A runner differs from a normal curve in two ways. First, that it always has two parents, which define its endpoints. Second, its gaussian process differs from a standard curve, due to it being constrained on both ends. The runner curve process is a linear process connecting its two endpoints, plus a smooth curve process that allows deviations from the linear curve. The latter process must be constrained on both ends to pass through the endpoints, using the derivation above.
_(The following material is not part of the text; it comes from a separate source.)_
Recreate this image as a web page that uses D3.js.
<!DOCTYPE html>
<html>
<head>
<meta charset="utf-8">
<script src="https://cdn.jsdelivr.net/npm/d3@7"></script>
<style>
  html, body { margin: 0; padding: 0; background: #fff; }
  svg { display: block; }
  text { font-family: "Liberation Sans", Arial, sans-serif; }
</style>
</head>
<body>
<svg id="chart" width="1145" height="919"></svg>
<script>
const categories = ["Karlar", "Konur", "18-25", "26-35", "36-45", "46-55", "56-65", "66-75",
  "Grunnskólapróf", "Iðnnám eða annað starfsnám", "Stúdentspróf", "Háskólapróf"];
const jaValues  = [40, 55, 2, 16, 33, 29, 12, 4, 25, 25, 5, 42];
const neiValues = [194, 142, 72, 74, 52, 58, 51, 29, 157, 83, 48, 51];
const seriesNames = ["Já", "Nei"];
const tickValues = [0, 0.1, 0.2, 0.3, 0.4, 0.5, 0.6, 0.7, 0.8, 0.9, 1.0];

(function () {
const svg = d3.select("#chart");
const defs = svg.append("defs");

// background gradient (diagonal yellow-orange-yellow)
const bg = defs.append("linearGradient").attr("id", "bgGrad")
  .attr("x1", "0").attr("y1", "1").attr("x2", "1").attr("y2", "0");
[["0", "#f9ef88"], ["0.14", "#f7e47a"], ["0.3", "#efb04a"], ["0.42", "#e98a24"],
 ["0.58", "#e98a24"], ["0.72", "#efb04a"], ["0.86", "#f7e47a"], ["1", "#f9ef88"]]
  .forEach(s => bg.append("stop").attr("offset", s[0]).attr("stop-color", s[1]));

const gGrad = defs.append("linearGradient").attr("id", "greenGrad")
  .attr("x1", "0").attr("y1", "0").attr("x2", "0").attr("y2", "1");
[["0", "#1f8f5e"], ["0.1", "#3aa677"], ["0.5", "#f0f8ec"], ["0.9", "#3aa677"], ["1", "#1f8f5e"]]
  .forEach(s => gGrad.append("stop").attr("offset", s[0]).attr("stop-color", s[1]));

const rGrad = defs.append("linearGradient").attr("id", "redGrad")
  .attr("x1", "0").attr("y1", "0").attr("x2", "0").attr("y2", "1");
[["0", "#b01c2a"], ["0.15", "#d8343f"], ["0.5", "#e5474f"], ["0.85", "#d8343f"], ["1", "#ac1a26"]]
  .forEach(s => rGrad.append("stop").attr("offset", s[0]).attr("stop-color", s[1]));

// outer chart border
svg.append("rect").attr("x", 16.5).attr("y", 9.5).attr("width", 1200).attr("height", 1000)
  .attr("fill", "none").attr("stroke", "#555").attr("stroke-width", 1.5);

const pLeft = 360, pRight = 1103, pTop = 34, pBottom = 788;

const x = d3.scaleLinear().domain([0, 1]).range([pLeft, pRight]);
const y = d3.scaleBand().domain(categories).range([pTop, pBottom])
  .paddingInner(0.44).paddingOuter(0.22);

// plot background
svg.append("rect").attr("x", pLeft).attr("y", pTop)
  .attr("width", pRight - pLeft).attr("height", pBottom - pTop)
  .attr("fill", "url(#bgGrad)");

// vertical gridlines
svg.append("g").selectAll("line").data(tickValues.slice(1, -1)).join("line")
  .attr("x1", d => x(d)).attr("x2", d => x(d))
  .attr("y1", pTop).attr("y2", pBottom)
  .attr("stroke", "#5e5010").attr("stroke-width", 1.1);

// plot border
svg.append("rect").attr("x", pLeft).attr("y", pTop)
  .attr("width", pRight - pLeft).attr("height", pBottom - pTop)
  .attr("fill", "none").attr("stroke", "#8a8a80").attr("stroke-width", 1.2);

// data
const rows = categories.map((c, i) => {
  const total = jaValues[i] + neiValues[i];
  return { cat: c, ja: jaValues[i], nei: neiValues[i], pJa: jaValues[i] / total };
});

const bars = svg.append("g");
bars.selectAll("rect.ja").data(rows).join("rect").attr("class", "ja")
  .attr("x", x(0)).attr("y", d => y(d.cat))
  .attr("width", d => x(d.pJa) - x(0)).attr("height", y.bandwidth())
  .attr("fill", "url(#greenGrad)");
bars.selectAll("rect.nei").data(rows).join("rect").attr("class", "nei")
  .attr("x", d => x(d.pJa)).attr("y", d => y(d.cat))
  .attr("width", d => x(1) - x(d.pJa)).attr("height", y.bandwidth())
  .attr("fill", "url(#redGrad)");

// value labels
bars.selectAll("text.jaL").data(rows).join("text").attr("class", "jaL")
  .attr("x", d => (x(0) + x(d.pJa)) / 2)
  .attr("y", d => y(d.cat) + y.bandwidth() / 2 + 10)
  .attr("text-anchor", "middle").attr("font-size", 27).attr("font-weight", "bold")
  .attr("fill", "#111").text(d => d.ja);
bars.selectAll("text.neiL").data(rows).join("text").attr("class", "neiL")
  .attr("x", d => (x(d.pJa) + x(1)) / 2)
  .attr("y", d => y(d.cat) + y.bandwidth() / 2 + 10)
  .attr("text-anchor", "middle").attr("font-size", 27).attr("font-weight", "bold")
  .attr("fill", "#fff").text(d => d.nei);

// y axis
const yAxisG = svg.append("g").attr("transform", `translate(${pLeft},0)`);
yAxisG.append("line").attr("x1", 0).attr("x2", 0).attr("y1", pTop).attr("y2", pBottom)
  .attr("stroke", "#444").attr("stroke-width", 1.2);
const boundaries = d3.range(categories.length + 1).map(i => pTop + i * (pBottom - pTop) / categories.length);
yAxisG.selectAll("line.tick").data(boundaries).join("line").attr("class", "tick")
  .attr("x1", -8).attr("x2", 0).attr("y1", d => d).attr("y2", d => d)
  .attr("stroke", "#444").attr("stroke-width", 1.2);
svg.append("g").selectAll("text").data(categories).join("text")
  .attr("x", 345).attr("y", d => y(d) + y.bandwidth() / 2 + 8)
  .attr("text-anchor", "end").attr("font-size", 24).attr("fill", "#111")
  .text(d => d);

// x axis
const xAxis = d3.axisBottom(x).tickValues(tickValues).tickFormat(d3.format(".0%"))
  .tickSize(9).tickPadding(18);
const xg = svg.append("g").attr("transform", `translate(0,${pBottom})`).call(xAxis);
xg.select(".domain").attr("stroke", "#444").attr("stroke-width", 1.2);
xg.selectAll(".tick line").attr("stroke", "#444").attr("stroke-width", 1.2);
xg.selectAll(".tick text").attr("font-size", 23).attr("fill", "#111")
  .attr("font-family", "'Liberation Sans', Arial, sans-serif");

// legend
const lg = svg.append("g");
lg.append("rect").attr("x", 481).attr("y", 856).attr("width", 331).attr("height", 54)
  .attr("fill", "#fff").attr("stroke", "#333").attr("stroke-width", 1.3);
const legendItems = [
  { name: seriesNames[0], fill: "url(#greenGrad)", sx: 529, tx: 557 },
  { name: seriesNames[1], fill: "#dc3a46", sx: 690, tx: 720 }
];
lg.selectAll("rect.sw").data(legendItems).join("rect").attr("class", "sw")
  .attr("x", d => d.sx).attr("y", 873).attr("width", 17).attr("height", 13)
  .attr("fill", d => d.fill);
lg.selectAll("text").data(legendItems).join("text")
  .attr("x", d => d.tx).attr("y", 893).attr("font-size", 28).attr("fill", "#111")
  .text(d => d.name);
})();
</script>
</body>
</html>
Let \(A\) and \(B\) be random variables representing endpoints of a runner curve, lying somewhere on its parent curves. A straight line between those curves is given by

\[
f(t) = t A + (1-t) B
\]

Let us derive the covariance of two points \(X = f(s) \) and \(Y = f(t)\) on the line.

\[
\begin{align}
cov (X,Y) &= E[XY] - E[X]E[Y] \\
&= E[XY] - 0 \text{(assiming zero mean curves)} \\
&= E[ \right ( tA + (1-s) B \left) \right ( tA + (1-t) B \left) ] \\
&= E[ ts A^2] + E[t(1-s)BA] + E[s(1-t)BA] + E[(1-t)(1-s)B^2 ]
&= ts var(A) + cov(B,A) [t (1-s) + s (1-t)] + (1-t)(1-s)var(B)
\begin{end}
\]

The GP above assumes endpoints occur at 0 and 1. We can relax this to end at \(T_\mathrm{max}\), giving us the "linear interpolation gaussian process:

\[
\begin{align}
k_l(s,t; T_\mathrm{max}) &= 1/T_\mathrm{max}^2 \right ( ts var(A) + cov(B,A) [t (T_\mathrm{max}-s) + s (T_\mathrm{max}-t)] + (T_\mathrm{max}-t)(T_\mathrm{max} - s)var(B) \left )
\begin{end}
\]

This gaussian process will form the backbone of the runner curv. To allow deviations from the linear path, we add a smooth curve GP with covariance \(k_c\). This GP must be constrained to pass through zero at \(0\) and \(T_\mathrm{max}\) using the derivation above. For any two points on the runner, the covariance is given by:

\[
\begin{align}
k(x,y) &= \right( k_l(x,y ; T_\mathrm{max}) + k_c(x,y ; 0,T_\mathrm{max}) \left ) +
\begin{end}
\]

If \(x\) lies on the runner and \(y\) lies elsewhere on the curve DAG, the covariance is:

\[
\begin{align}
cov(X,Y) &= E[XY] \\
&= E[(sA + (1-s)B) Y] \\
&= E[sAY] + E[(1-s)BY ] \\
&= s \mathrm{cov}(AY) + (1-s)\mathrm{cov}(BY) \\
\begin{end}
\]

i.e. the linear intpolation of its endpoint covariances.

One notable property of the runner curve is that it introduces no additional attachment between its parent curves. For this reason, we can first construct the curve tree covariance matrix without runners, and then add runner blocks in a second pass. This is nice, because the runner equation doesn't fit nicely into the recursive equation for BGP covariance.